How the Discovery of Exoplanets Transformed Our Cosmic Perspective

The field of astronomy underwent a revolutionary transformation on October 6, 1995, when Swiss astronomers Michel Mayor and Didier Queloz announced the discovery of a planet orbiting a star outside our solar system. This groundbreaking finding, made at a scientific meeting in Florence, Italy, involved the star 51 Pegasi, located approximately 50 light years away in the constellation Pegasus. The planet, named 51 Pegasi b, was unlike any celestial body previously documented, marking the beginning of a new era in our understanding of planetary systems.

The discovery was facilitated by the Elodie spectrograph, installed at the Haute-Provence Observatory in southern France. By splitting starlight into its component colors, this instrument revealed a unique “stellar barcode” that indicated the presence of a planet. Mayor and Queloz observed the spectrum of 51 Pegasi shifting rhythmically every 4.23 days, a clear signal that the star was being influenced by the gravitational pull of an unseen companion. Despite initial skepticism, their findings were confirmed within weeks by other research teams.

The implications of this discovery were profound. 51 Pegasi b, a gas giant with a mass at least half that of Jupiter, orbits its star at a distance twenty times closer than Earth to the Sun, resulting in extreme temperatures exceeding 1,000°C. This led to the classification of such planets as “hot Jupiters,” a term that would become commonplace as more exoplanets were discovered.

Expanding Our Understanding of Exoplanets

Since that historic announcement, astronomers have identified over 6,000 exoplanets and candidates, highlighting a staggering diversity among these worlds. Some exoplanets, like ultra-hot Jupiters, exhibit day-side temperatures surpassing 2,000 °C, while others, such as Tatooine-like planets orbiting dual stars, challenge previous notions of planetary systems. The discovery of 51 Pegasi b has opened the floodgates for further exploration and understanding of planets beyond our own solar system.

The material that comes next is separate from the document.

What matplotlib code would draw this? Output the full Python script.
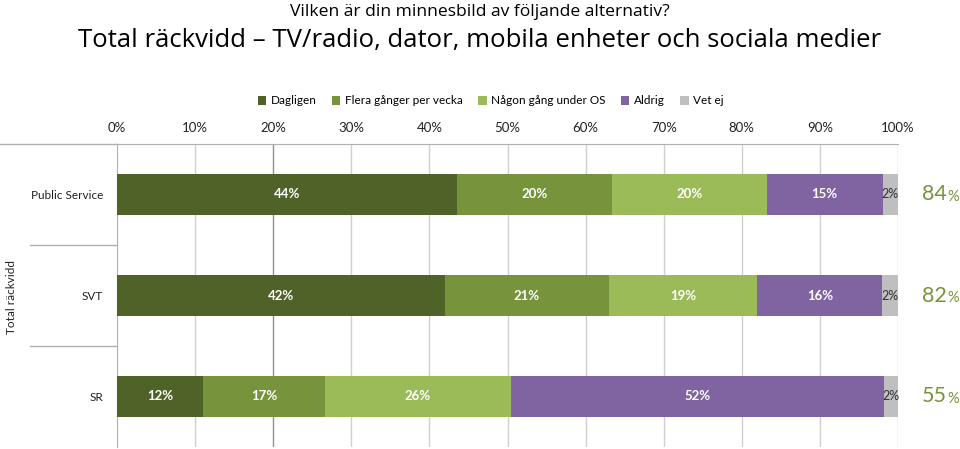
import numpy as np
import matplotlib
matplotlib.use('Agg')
import matplotlib.pyplot as plt
import matplotlib.transforms as mtransforms

# Daten
kategorien = ['Public Service', 'SVT', 'SR']
serien = ['Dagligen', 'Flera gånger per vecka', 'Någon gång under OS', 'Aldrig', 'Vet ej']
farben = ['#4f6228', '#77933c', '#9bbb59', '#8064a2', '#bfbfbf']
dagligen = [44, 42, 12]
flera = [20, 21, 17]
nagon = [20, 19, 26]
aldrig = [15, 16, 52]
vet_ej = [2, 2, 2]
total = [84, 82, 55]

werte = np.array([dagligen, flera, nagon, aldrig, vet_ej], dtype=float)
anteile = werte / werte.sum(axis=0) * 100  # 100%-gestapelt wie in Excel

plt.rcParams['font.family'] = ['Lato', 'DejaVu Sans']

fig = plt.figure(figsize=(9.6, 4.49), dpi=100)
ax = fig.add_axes([117/960, 1 - 447/449, (898-117)/960, (447-144)/449])

y = np.arange(len(kategorien))
links = np.zeros(len(kategorien))
for i, name in enumerate(serien):
    ax.barh(y, anteile[i], left=links, height=0.4, color=farben[i], label=name, zorder=3)
    for j in range(len(kategorien)):
        mitte = links[j] + anteile[i][j] / 2
        txt = '%d%%' % werte[i][j]
        if name == 'Vet ej':
            ax.text(mitte, y[j], txt, ha='center', va='center', fontsize=9,
                    color='#333333', zorder=4)
        else:
            ax.text(mitte, y[j], txt, ha='center', va='center', fontsize=9.5,
                    color='white', fontweight='bold', zorder=4)
    links += anteile[i]

ax.set_xlim(0, 100)
ax.set_ylim(2.5, -0.5)
ax.set_xticks(np.arange(0, 101, 10))
ax.set_xticklabels(['%d%%' % v for v in range(0, 101, 10)], fontsize=9.5, color='#222222')
ax.xaxis.tick_top()
ax.tick_params(axis='x', length=0, pad=7)
ax.set_yticks(y)
ax.set_yticklabels(kategorien, fontsize=8.5, color='#222222')
ax.tick_params(axis='y', length=0, pad=10)

# Gitterlinien
for v in range(10, 101, 10):
    ax.axvline(v, color='#909090' if v == 20 else '#cfcfcf', lw=1, zorder=1)
for s in ['right', 'bottom']:
    ax.spines[s].set_visible(False)
ax.spines['left'].set_color('#b0b0b0')
ax.spines['top'].set_color('#b0b0b0')

# Trennlinien links
trans = mtransforms.blended_transform_factory(fig.transFigure, ax.transData)
for t in [0.5, 1.5]:
    ax.plot([30/960, 117/960], [t, t], transform=trans, color='#b0b0b0', lw=1, clip_on=False)
ax.plot([0, 117/960], [-0.5, -0.5], transform=trans, color='#b0b0b0', lw=1, clip_on=False)

fig.text(12/960, 1 - 297/449, 'Total räckvidd', rotation=90, ha='center', va='center',
         fontsize=8.5, color='#222222')

# Summen rechts
for j in range(len(kategorien)):
    ax.annotate(str(total[j]), xy=(1.0, y[j]), xycoords=('axes fraction', 'data'),
                xytext=(35, 0), textcoords='offset points', ha='right', va='center',
                fontsize=15.5, color='#77933c')
    ax.annotate('%', xy=(1.0, y[j]), xycoords=('axes fraction', 'data'),
                xytext=(35.5, -1.5), textcoords='offset points', ha='left', va='center',
                fontsize=10.5, color='#77933c')

leg = fig.legend(loc='center', bbox_to_anchor=(491/960, 1 - 101/449), ncol=5, frameon=False,
                 fontsize=8.5, handlelength=0.7, handleheight=0.7, handletextpad=0.4,
                 columnspacing=1.3)

fig.text(0.5, 1 - 12/449, 'Vilken är din minnesbild av följande alternativ?', ha='center',
         va='center', fontsize=12.6, family=['Open Sans', 'DejaVu Sans'])
fig.text(0.5, 1 - 40/449, 'Total räckvidd – TV/radio, dator, mobila enheter och sociala medier',
         ha='center', va='center', fontsize=18.5, family=['Open Sans', 'DejaVu Sans'])

fig.savefig('out.png', dpi=100)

The quest for Earth-like planets continues to drive modern astronomical research. As scientists search for a twin to our planet, they utilize advanced instruments such as the Harps-N spectrograph, located on the Italian-built Telescopio Nazionale de Galileo on the Canary Island of La Palma. This state-of-the-art tool allows researchers to measure the minuscule gravitational influences that planets exert on their host stars, providing invaluable data about their masses and compositions.

Before the mid-1990s, our knowledge of planetary systems was limited to the eight planets of our solar system. Theories about planetary formation were largely based on these celestial bodies, leading to a narrow understanding of the universe. Ancient philosophers like Epicurus and Aristotle debated the existence of other worlds, but it wasn’t until the 20th century that scientific consensus began to shift dramatically.

The Evolution of Exoplanet Discovery Techniques

In the 1940s, the scientific community began to reconsider the rarity of planets following claims of potential planets orbiting stars such as 70 Ophiuchus and 61 Cygni. Although these claims would later be disproven, they sparked a significant change in thinking. By the 1970s and 1980s, astronomers recognized that planets are likely to form as a natural byproduct of star formation, vastly increasing the estimated number of planets in the universe.

In 2001, astronomers utilized the transit method to detect exoplanets, a technique that measures the dimming of a star as a planet passes in front of it. This method gained prominence after the discovery of HD209458b by David Charbonneau, which solidified the transit technique as a primary method for exoplanet detection. This approach has since led to the identification of four times as many exoplanets as the radial velocity technique initially employed by Mayor and Queloz.

Despite the advancements in detection methods, the search for an Earth-like planet continues to be a challenging endeavor. Currently, astronomers are striving to locate a planet with a mass and radius similar to that of Earth, orbiting a Sun-like star at a distance conducive to supporting life. The ongoing efforts, led by dedicated teams such as the one behind the Harps-N spectrograph, are focused on expanding our understanding of planetary systems and potentially uncovering the first true Earth twin.

The quest for knowledge about the cosmos remains a tantalizing journey, with scientists around the world dedicated to exploring the vast expanse of the universe. As we look to the future, the hope of discovering another Earth invigorates the field of astronomy, inviting us to ponder the possibilities of life beyond our planet.